Read the entries below and pull out each line with the string "chart".

═════ DATA SHOWN

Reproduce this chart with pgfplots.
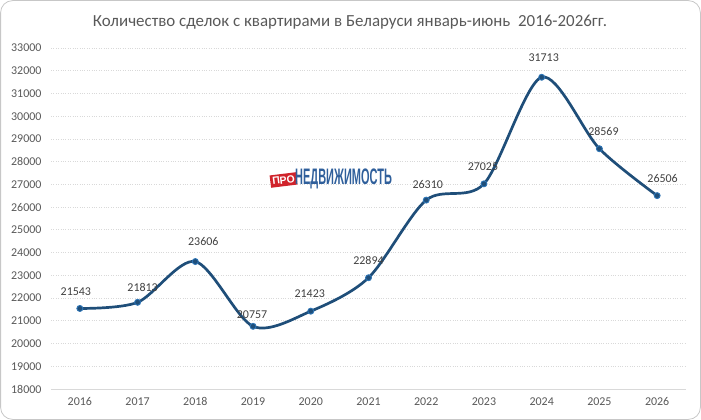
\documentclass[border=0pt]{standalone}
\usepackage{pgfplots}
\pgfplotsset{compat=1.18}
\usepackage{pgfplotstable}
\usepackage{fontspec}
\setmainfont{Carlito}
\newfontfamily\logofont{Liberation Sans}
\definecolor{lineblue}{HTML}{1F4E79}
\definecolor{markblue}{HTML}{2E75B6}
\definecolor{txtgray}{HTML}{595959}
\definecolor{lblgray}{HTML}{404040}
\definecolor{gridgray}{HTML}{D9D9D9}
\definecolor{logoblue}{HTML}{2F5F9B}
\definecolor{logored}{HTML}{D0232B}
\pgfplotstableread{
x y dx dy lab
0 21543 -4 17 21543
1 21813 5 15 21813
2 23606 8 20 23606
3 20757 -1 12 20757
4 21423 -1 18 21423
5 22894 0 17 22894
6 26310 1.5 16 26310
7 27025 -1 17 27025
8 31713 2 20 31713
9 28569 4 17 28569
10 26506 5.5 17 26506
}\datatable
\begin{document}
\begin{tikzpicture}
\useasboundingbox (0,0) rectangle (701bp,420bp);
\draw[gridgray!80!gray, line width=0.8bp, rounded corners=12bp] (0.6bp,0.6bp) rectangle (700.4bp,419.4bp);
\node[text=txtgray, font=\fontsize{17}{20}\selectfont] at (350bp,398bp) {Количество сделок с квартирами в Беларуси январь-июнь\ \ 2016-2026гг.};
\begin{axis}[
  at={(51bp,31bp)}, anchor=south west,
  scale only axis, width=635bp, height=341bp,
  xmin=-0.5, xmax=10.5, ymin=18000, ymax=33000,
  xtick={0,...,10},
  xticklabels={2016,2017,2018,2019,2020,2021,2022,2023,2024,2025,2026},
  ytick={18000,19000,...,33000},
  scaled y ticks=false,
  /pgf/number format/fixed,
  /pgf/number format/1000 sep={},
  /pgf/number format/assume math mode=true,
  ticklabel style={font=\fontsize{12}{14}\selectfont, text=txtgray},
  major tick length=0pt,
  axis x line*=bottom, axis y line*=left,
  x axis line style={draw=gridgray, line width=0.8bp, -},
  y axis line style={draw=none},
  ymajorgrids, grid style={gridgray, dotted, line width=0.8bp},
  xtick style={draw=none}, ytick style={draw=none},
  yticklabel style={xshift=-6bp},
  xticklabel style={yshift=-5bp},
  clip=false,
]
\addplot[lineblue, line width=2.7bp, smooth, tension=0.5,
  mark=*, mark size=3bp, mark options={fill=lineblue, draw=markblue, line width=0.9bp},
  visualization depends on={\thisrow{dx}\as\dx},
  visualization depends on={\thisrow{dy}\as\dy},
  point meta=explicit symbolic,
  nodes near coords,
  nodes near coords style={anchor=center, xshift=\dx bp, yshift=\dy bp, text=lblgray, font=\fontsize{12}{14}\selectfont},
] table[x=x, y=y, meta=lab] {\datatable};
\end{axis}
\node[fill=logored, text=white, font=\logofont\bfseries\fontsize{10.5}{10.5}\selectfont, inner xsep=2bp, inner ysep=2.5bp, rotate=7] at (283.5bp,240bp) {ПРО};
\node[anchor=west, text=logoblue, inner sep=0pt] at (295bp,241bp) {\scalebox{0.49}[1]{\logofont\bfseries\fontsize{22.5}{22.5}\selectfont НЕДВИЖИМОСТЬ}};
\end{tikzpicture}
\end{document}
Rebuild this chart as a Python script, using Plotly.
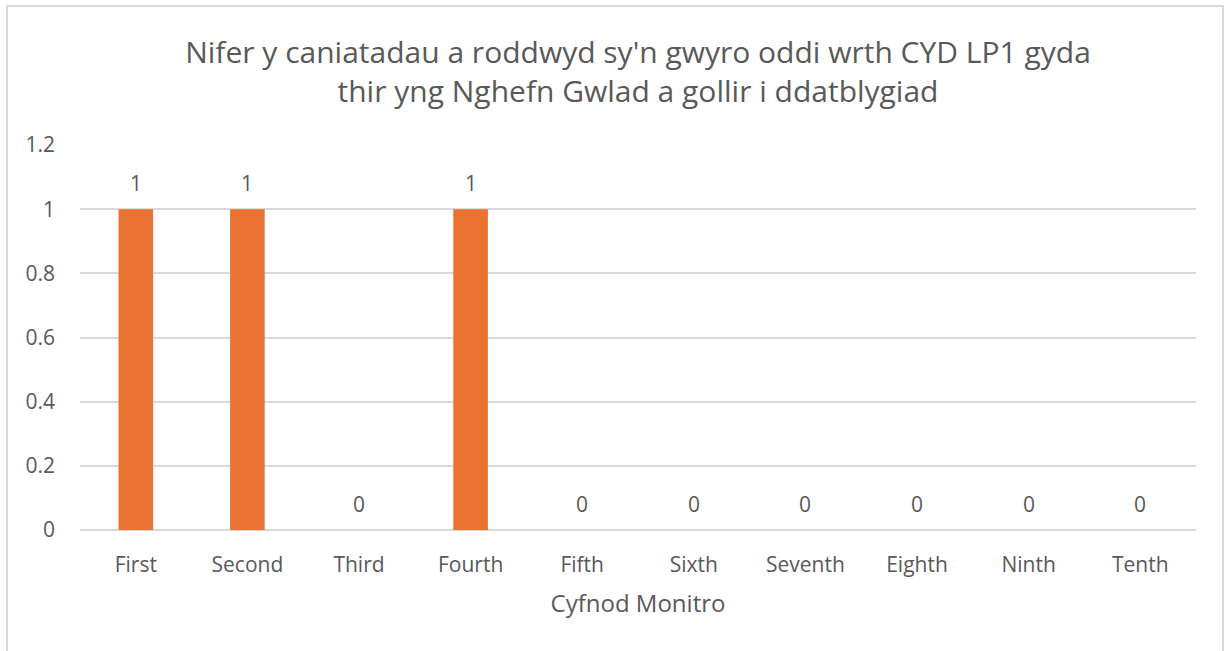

══════════

SOLUTION FOR THIS EXERCISE:
Reproduce this chart with pgfplots.
Rebuild this chart as a Python script, using Plotly.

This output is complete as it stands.